This is a had topic to grasp but understanding how your light meter works is fundamental to getting exposures.
It’s important to know that your camera’s light metre is calibrated to whats known as middle grey. In short your camera wants to turn everything you point it at, to a middle grey.
Now for a lot of scenes this is generally ok, but as you get better and more familiar with your camera, you will also want to make artistic decisions for your self. So instead of the camera telling you what you want, you have to know what adjustments are necessary to achieve your vision of what the image should be.
If you point your camera at a white wall you would reasonably expect to get a white image on your LCD. But thats not the case.
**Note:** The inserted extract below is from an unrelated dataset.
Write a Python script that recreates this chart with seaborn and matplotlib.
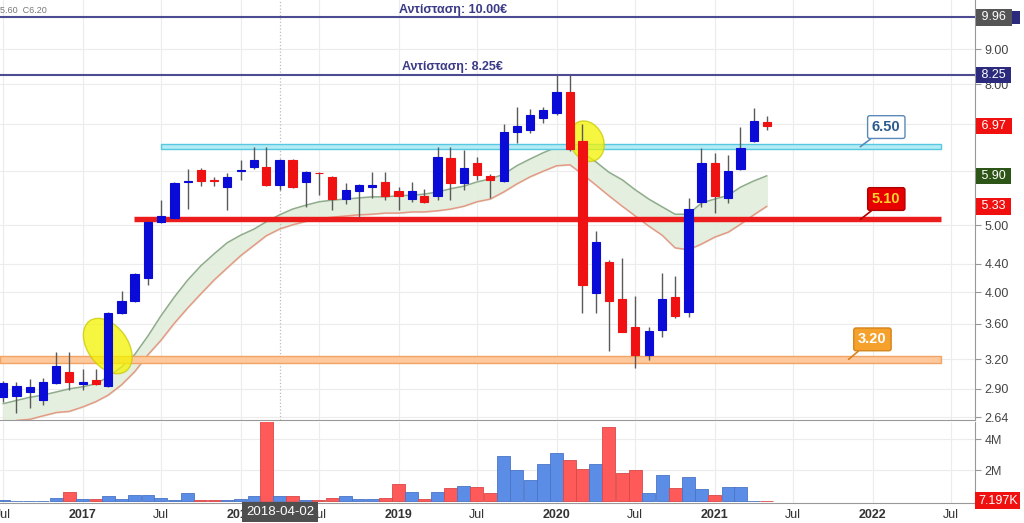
import matplotlib.pyplot as plt
import matplotlib.dates as mdates
import matplotlib.transforms as mtransforms
from matplotlib.patches import Ellipse, Rectangle
from matplotlib.ticker import NullLocator
import numpy as np
import pandas as pd
import seaborn as sns

# monthly candles, Jul 2016 - May 2021
months = pd.date_range("2016-07-01", "2021-05-01", freq="MS")
opens = [2.82, 2.83, 2.87, 2.79, 2.96, 3.07, 2.95, 2.99, 2.93, 3.74, 3.89, 4.20,
         5.06, 5.13, 5.77, 6.01, 5.82, 5.68, 6.00, 6.08, 6.08, 5.72, 6.22, 5.78,
         5.96, 5.88, 5.46, 5.61, 5.68, 5.78, 5.61, 5.46, 5.51, 5.51, 6.25, 5.76,
         6.16, 5.90, 5.80, 6.83, 6.87, 7.15, 7.27, 7.80, 6.62, 3.99, 4.43, 3.91,
         3.56, 3.25, 3.53, 3.94, 3.75, 5.40, 6.16, 5.48, 6.04, 6.63, 7.05]
highs = [2.98, 2.97, 3.00, 3.01, 3.28, 3.28, 3.10, 3.10, 3.75, 4.02, 4.27, 5.08,
         5.44, 5.78, 6.03, 6.05, 5.88, 5.95, 6.22, 6.50, 6.50, 6.24, 6.24, 5.99,
         5.97, 5.90, 5.76, 5.74, 5.97, 5.97, 5.68, 5.78, 5.65, 6.50, 6.50, 6.43,
         6.28, 5.93, 7.00, 7.42, 7.37, 7.42, 8.25, 8.25, 7.00, 4.90, 4.46, 4.48,
         3.95, 3.56, 4.27, 4.22, 5.47, 6.47, 6.37, 6.33, 6.95, 7.39, 7.20]
lows = [2.78, 2.68, 2.72, 2.75, 2.95, 2.89, 2.89, 2.94, 2.92, 3.72, 3.88, 4.10,
        5.04, 5.10, 5.28, 5.70, 5.70, 5.26, 5.82, 6.03, 5.70, 5.63, 5.66, 5.32,
        5.53, 5.26, 5.37, 5.14, 5.48, 5.44, 5.26, 5.40, 5.38, 5.44, 5.44, 5.63,
        5.82, 5.48, 5.78, 6.58, 6.80, 7.03, 7.22, 6.40, 3.74, 3.74, 3.29, 3.50,
        3.11, 3.19, 3.45, 3.67, 3.68, 5.32, 5.22, 5.38, 6.02, 6.60, 6.88]
closes = [2.96, 2.93, 2.92, 2.97, 3.13, 2.97, 2.97, 2.95, 3.73, 3.89, 4.25, 5.06,
          5.16, 5.76, 5.79, 5.80, 5.80, 5.87, 6.01, 6.22, 5.72, 6.22, 5.68, 5.97,
          5.95, 5.46, 5.63, 5.72, 5.72, 5.51, 5.51, 5.61, 5.40, 6.28, 5.76, 6.06,
          5.91, 5.82, 6.83, 6.97, 7.22, 7.35, 7.80, 6.45, 4.10, 4.73, 3.89, 3.51,
          3.25, 3.52, 3.91, 3.70, 5.29, 6.16, 5.51, 6.00, 6.47, 7.08, 6.97]
volumes_m = [0.08, 0.03, 0.02, 0.03, 0.20, 0.58, 0.13, 0.10, 0.35, 0.13, 0.40, 0.38,
             0.20, 0.05, 0.53, 0.05, 0.05, 0.05, 0.15, 0.32, 5.40, 0.32, 0.32, 0.05,
             0.05, 0.20, 0.35, 0.15, 0.15, 0.20, 1.10, 0.60, 0.15, 0.60, 0.85, 0.95,
             0.90, 0.50, 2.90, 2.00, 1.35, 2.40, 3.10, 2.65, 2.05, 2.40, 4.80, 1.80,
             2.00, 0.50, 1.70, 0.85, 1.55, 0.80, 0.40, 0.90, 0.90, 0.03, 0.0072]

# moving-average ribbon
band_upper = [2.76, 2.79, 2.82, 2.84, 2.87, 2.90, 2.92, 2.95, 3.02, 3.12, 3.25, 3.46,
              3.70, 3.94, 4.17, 4.37, 4.55, 4.72, 4.84, 4.94, 5.06, 5.18, 5.28, 5.35,
              5.41, 5.44, 5.46, 5.48, 5.50, 5.50, 5.52, 5.53, 5.55, 5.59, 5.65, 5.70,
              5.78, 5.84, 5.93, 6.10, 6.24, 6.37, 6.49, 6.56, 6.37, 6.18, 5.97, 5.82,
              5.63, 5.46, 5.32, 5.19, 5.19, 5.39, 5.46, 5.53, 5.68, 5.80, 5.90]
band_lower = [2.57, 2.61, 2.62, 2.65, 2.68, 2.69, 2.73, 2.78, 2.84, 2.94, 3.07, 3.25,
              3.41, 3.61, 3.80, 3.98, 4.17, 4.34, 4.52, 4.68, 4.83, 4.94, 5.01, 5.07,
              5.11, 5.14, 5.16, 5.18, 5.19, 5.21, 5.21, 5.23, 5.23, 5.25, 5.28, 5.33,
              5.41, 5.46, 5.59, 5.74, 5.88, 5.99, 6.10, 6.12, 5.93, 5.72, 5.52, 5.33,
              5.16, 4.99, 4.84, 4.64, 4.61, 4.70, 4.81, 4.89, 5.02, 5.18, 5.33]

price_ticks = [2.64, 2.90, 3.20, 3.60, 4.00, 4.40, 5.00, 6.00, 7.00, 8.00, 9.00]
# 6.00 and 7.00 sit under the last-value tags
price_labels = ["2.64", "2.90", "3.20", "3.60", "4.00", "4.40", "5.00", "", "", "8.00", "9.00"]
x_ticks = pd.to_datetime(["2016-07-01", "2017-01-01", "2017-07-01", "2018-01-01", "2018-07-01",
                          "2019-01-01", "2019-07-01", "2020-01-01", "2020-07-01", "2021-01-01",
                          "2021-07-01", "2022-01-01", "2022-07-01"])
x_labels = ["Jul", "2017", "Jul", "2018", "Jul", "2019", "Jul", "2020", "Jul", "2021", "Jul", "2022", "Jul"]

resistances = [10.00, 8.25]
resist_text = ["Αντίσταση: 10.00€", "Αντίσταση: 8.25€"]
last_values = [(10.00, "9.96", "#555555"), (8.25, "8.25", "#2c2a7c"), (6.97, "6.97", "#f01010"),
               (5.90, "5.90", "#2e5518"), (5.33, "5.33", "#f01010")]

df = pd.DataFrame({"date": months, "open": opens, "high": highs, "low": lows,
                   "close": closes, "volume": np.array(volumes_m) * 1e6,
                   "upper": band_upper, "lower": band_lower})
up = df["close"] >= df["open"]

sns.set_style("white")
plt.rcParams["font.family"] = ["Liberation Sans", "DejaVu Sans"]

fig = plt.figure(figsize=(10.24, 5.23), dpi=100)
ax = fig.add_axes([0, 1 - 420 / 523, 975 / 1024, 420 / 523])
axv = fig.add_axes([0, 1 - 503 / 523, 975 / 1024, 81 / 523], sharex=ax)

x0, x1 = pd.Timestamp("2016-06-24"), pd.Timestamp("2022-08-25")

# ribbon
ax.fill_between(df["date"], df["lower"], df["upper"], color="#e3eedc", alpha=0.9, zorder=1)
sns.lineplot(x=df["date"], y=df["upper"], ax=ax, color="#8fac8c", lw=1.1, zorder=2)
sns.lineplot(x=df["date"], y=df["lower"], ax=ax, color="#e49a86", lw=1.1, zorder=2)

# support / resistance zones
ax.fill_between([pd.Timestamp("2017-06-30"), pd.Timestamp("2022-06-07")], 6.50 / 1.009, 6.50 * 1.009,
                facecolor="#b4ecf6", edgecolor="#58c8e0", lw=1, zorder=2)
ax.hlines(5.10, pd.Timestamp("2017-04-29"), pd.Timestamp("2022-06-07"), color="#ec1c1c", lw=3.9, zorder=2)
ax.fill_between([x0, pd.Timestamp("2022-06-07")], 3.20 / 1.011, 3.20 * 1.011,
                facecolor="#fcc89c", edgecolor="#f2a464", lw=1, zorder=2)
for lvl, txt in zip(resistances, resist_text):
    ax.axhline(lvl, color="#4d4b91", lw=1.5, zorder=2)
    ax.text(pd.Timestamp("2019-05-06"), lvl * 1.006, txt, ha="center", va="bottom",
            fontsize=9, fontweight="bold", color="#3b3a86", zorder=6)

ax.axvline(pd.Timestamp("2018-04-01"), color="#bbbbbb", ls=":", lw=0.9, zorder=1)

# highlight ellipses
for cx, cy, w, h, ang in [(pd.Timestamp("2017-02-28"), 3.345, 0.62, 0.40, -54),
                          (pd.Timestamp("2020-03-11"), 6.62, 0.42, 0.33, -65)]:
    off = mtransforms.ScaledTranslation(mdates.date2num(cx), cy, ax.transData)
    ax.add_patch(Ellipse((0, 0), w, h, angle=ang, transform=fig.dpi_scale_trans + off,
                         facecolor="#f4f400", edgecolor="#c9c900", alpha=0.75, lw=1, zorder=3))

# candles
body_col = np.where(up, "#0b0bd8", "#f01212")
ax.vlines(df["date"], df["low"], df["high"], color="#5a5a5a", lw=1, zorder=4)
ax.bar(df["date"], (df["close"] - df["open"]).abs(), bottom=df[["open", "close"]].min(axis=1),
       width=19, color=body_col, edgecolor=body_col, lw=0.8, zorder=5)

# level tags
for lvl, ty, txt, fc, ec, tc, tx, px in [
        (6.50, 6.94, "6.50", "white", "#5a8ab8", "#2c5c8c", "2022-02-01", "2021-12-03"),
        (5.10, 5.46, "5.10", "#e60000", "#b00000", "#ffd42a", "2022-02-01", "2021-12-03"),
        (3.20, 3.42, "3.20", "#f5a12c", "#d4841c", "white", "2021-12-31", "2021-11-06")]:
    ax.annotate(txt, xy=(pd.Timestamp(px), lvl), xytext=(pd.Timestamp(tx), ty),
                ha="center", va="center", fontsize=10.5, fontweight="bold", color=tc, zorder=7,
                bbox=dict(boxstyle="round,pad=0.3,rounding_size=0.15", fc=fc, ec=ec, lw=1),
                arrowprops=dict(arrowstyle="-", color=ec, lw=1.2, shrinkA=0, shrinkB=0))

ax.set_yscale("log")
ax.set_ylim(2.614, 10.60)
ax.set_xlim(x0, x1)
ax.yaxis.tick_right()
ax.yaxis.set_minor_locator(NullLocator())
ax.set_yticks(price_ticks)
ax.set_yticklabels(price_labels)
ax.tick_params(axis="y", labelsize=9, labelcolor="#444444", length=4, color="#999999", pad=3)
ax.tick_params(axis="x", labelbottom=False, length=0)
ax.set_xticks(x_ticks)
ax.grid(True, color="#ececec", lw=0.8)
ax.set_xlabel("")
ax.set_ylabel("")
for s in ["top", "left"]:
    ax.spines[s].set_visible(False)
for s in ["right", "bottom"]:
    ax.spines[s].set_color("#999999")

trans = mtransforms.blended_transform_factory(ax.transAxes, ax.transData)
# second (navy) tag peeking out behind the 9.96 tag
ax.add_patch(Rectangle((1.004, 10.00 / 1.022), 0.042, 10.00 * 1.022 - 10.00 / 1.022, transform=trans,
                       facecolor="#2c2a7c", edgecolor="none", clip_on=False, zorder=9))
for val, txt, fc in last_values:
    ax.text(1.003, val, f" {txt} ", transform=trans, ha="left", va="center", fontsize=9, color="white",
            bbox=dict(boxstyle="square,pad=0.18", fc=fc, ec="none"), clip_on=False, zorder=10)
ax.text(0.0, 0.985, "5.60  C6.20", transform=ax.transAxes, fontsize=6.5, color="#777777", va="top")

# volume
vol_col = np.where(up, "#5b8de6", "#ff5a5a")
vol_edge = np.where(up, "#4a74c4", "#d84848")
axv.bar(df["date"], df["volume"], width=30, color=vol_col, edgecolor=vol_edge, lw=0.6, zorder=3)
axv.set_ylim(-0.13e6, 5.1e6)
axv.yaxis.tick_right()
axv.set_yticks([2e6, 4e6])
axv.set_yticklabels(["2M", "4M"])
axv.tick_params(axis="y", labelsize=9, labelcolor="#444444", length=4, color="#999999", pad=3)
axv.set_xticks(x_ticks)
axv.set_xticklabels(x_labels)
axv.tick_params(axis="x", labelsize=9, labelcolor="#333333", length=0, pad=4)
for lab in axv.get_xticklabels():
    if lab.get_text() != "Jul":
        lab.set_fontweight("bold")
axv.grid(True, color="#ececec", lw=0.8)
axv.set_xlabel("")
axv.set_ylabel("")
for s in ["top", "left"]:
    axv.spines[s].set_visible(False)
for s in ["right", "bottom"]:
    axv.spines[s].set_color("#999999")
vtrans = mtransforms.blended_transform_factory(axv.transAxes, axv.transData)
axv.text(1.003, 0.0, "7.197K", transform=vtrans, ha="left", va="center", fontsize=9, color="white",
         bbox=dict(boxstyle="square,pad=0.2", fc="#f01010", ec="none"), clip_on=False, zorder=10)

fig.text(280 / 1024, 1 - 512 / 523, "2018-04-02", ha="center", va="center", fontsize=9.5, color="white",
         bbox=dict(boxstyle="square,pad=0.3", fc="#4f4f4f", ec="none"), zorder=20)

fig.savefig("out.png", dpi=100)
Your camera wants to take that white wall and make it middle grey. so to realise your vision you need to make adjustments that tell the camera to make the image white.
The target above is a calibrated to middle grey and very useful as a reference.
If we look at a chart showing tones going from black to white, we can see that white with detail is +2 stops from middle grey. Conversely if we look at -2 stops we have black but wuth some detail.
We can use this information to help us get the correct exposure for a given scene.
Say we are going to take a photo of a white swan, then its important that we retain detail on the bird. We know the bird is not pure white, so we can asume +2 stops will give us white with detail. With me so far?
Next we zoom in and fill the view finder with the bird and dial in the correct exposure +2 stops.
Now take a test shot. If the image is to light adjust, to dark adjust.